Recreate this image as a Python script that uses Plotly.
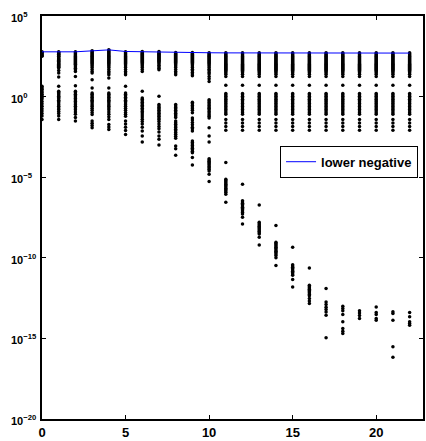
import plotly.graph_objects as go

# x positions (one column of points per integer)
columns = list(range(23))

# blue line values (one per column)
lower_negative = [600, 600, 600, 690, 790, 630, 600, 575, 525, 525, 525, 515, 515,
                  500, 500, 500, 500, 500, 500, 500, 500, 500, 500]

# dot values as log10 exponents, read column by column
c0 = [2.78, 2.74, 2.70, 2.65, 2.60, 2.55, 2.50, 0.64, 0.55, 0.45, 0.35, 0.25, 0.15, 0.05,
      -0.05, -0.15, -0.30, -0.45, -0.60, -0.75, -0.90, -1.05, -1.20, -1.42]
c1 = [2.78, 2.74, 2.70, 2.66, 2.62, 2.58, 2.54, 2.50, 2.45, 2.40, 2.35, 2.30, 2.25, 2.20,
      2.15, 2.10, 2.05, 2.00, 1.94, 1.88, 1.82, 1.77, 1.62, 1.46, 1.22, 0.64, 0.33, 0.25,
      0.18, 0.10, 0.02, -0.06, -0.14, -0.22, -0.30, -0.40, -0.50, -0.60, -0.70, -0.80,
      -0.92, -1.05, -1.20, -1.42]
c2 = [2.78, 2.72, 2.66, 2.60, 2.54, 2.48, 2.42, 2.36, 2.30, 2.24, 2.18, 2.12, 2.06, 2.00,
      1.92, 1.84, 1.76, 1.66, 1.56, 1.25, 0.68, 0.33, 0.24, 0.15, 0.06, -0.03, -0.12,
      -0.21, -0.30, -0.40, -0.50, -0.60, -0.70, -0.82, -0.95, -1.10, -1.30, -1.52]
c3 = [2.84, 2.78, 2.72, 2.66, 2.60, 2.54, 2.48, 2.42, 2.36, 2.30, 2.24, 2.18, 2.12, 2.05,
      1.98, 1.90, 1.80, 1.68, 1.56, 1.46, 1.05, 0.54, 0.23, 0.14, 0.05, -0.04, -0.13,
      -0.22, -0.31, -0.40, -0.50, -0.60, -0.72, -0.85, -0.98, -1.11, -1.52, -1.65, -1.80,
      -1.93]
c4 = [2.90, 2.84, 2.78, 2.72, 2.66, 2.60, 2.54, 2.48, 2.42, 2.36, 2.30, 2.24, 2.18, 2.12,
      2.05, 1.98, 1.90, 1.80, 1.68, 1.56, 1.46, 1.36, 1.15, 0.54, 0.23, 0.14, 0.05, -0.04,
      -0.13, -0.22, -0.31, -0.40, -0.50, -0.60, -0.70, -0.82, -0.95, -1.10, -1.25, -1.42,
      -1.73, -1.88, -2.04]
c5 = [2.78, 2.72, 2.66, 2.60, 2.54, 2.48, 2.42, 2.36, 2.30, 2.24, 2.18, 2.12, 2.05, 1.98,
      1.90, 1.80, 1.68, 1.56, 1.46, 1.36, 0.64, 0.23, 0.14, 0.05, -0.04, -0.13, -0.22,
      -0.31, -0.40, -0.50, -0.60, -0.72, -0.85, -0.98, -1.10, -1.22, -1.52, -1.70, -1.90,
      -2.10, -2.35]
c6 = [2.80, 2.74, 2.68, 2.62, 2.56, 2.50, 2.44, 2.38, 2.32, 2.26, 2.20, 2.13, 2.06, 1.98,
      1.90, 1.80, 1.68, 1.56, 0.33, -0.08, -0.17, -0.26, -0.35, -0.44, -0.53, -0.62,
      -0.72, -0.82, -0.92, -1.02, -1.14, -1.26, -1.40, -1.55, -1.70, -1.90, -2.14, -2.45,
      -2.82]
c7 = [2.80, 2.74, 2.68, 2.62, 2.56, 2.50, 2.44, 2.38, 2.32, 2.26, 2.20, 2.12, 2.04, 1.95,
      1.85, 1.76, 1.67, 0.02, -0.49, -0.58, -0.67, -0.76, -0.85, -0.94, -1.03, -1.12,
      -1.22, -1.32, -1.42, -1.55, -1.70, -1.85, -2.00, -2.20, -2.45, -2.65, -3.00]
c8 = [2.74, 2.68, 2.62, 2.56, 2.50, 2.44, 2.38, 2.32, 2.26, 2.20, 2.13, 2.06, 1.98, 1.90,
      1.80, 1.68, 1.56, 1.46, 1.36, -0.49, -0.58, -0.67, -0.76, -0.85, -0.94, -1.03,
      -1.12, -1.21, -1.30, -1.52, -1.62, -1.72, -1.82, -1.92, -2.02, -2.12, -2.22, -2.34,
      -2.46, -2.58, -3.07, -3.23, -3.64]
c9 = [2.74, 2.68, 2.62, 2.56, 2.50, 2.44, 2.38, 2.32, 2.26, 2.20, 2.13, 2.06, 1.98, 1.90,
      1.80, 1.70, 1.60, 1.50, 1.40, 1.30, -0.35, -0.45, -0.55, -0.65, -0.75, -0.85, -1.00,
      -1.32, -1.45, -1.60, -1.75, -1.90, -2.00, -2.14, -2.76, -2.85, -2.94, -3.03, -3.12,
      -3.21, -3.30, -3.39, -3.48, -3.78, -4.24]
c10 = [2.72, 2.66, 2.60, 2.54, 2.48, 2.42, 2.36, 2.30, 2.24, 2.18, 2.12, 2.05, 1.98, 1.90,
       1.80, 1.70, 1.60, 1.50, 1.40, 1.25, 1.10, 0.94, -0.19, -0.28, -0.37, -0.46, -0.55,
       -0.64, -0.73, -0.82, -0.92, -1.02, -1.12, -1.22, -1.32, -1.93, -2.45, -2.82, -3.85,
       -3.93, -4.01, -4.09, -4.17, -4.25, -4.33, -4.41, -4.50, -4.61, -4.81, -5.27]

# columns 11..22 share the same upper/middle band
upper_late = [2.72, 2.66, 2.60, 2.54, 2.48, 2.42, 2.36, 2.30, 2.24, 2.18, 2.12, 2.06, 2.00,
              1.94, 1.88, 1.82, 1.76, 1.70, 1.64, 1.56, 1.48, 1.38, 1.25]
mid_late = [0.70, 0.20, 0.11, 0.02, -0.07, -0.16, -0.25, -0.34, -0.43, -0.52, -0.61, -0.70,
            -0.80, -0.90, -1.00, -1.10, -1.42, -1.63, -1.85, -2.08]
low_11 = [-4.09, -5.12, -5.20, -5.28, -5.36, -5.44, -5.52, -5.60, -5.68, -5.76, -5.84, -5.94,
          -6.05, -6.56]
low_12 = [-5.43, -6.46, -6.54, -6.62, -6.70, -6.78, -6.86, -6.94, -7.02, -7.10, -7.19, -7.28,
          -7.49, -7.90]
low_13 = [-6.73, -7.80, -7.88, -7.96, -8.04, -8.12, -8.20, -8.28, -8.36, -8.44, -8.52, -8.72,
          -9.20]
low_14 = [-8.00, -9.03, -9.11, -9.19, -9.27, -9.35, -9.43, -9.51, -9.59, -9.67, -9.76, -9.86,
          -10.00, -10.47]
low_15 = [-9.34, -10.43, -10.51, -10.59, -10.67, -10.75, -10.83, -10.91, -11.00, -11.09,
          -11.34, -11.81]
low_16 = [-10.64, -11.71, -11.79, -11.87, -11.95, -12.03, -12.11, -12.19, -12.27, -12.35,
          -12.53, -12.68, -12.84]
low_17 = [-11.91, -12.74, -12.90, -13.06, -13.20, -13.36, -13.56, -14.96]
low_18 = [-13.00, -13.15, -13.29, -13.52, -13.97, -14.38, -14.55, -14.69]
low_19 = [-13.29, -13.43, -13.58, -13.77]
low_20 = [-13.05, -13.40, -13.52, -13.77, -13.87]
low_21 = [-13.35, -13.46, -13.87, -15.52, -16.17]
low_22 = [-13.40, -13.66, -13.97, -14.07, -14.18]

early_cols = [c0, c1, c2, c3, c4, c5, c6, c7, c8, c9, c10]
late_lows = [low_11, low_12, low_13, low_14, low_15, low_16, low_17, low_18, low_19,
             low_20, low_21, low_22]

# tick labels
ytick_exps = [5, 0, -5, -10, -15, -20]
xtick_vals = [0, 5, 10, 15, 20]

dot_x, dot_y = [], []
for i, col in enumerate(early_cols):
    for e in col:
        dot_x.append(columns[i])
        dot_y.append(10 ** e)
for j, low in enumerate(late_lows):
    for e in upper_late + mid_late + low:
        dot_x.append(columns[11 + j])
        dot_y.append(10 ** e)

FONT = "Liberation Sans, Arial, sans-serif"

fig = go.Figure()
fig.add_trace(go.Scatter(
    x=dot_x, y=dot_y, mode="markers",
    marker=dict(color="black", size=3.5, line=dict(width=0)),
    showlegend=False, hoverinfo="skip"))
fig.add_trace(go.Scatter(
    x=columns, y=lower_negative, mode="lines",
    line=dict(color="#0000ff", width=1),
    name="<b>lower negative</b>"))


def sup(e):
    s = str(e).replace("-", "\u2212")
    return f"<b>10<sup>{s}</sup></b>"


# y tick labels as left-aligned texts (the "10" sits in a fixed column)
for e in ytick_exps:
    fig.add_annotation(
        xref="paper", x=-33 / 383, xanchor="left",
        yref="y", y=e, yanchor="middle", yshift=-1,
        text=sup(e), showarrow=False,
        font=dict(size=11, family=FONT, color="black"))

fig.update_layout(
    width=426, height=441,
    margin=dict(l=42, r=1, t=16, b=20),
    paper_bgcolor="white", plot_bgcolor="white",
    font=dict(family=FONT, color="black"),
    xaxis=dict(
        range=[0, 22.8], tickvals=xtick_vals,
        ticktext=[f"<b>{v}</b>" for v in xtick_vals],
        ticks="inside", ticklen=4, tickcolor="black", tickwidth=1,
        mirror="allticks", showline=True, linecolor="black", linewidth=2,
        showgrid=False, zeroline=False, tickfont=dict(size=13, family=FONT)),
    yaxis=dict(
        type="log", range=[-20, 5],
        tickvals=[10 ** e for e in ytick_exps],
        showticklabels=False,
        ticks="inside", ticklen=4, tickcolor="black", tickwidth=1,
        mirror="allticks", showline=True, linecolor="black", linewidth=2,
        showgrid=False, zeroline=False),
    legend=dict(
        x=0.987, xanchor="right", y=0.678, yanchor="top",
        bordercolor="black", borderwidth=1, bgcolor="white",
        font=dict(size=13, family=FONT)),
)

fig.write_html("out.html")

REQUIRED WORK: Output exactly the span of lines from the top of the listing through the line holding "500, 500, 500, 500, 500, 500, 500, 500, 500, 500]", and leave every picture out.

THE RESPONSE:
Recreate this image as a Python script that uses Plotly.
import plotly.graph_objects as go

# x positions (one column of points per integer)
columns = list(range(23))

# blue line values (one per column)
lower_negative = [600, 600, 600, 690, 790, 630, 600, 575, 525, 525, 525, 515, 515,
                  500, 500, 500, 500, 500, 500, 500, 500, 500, 500]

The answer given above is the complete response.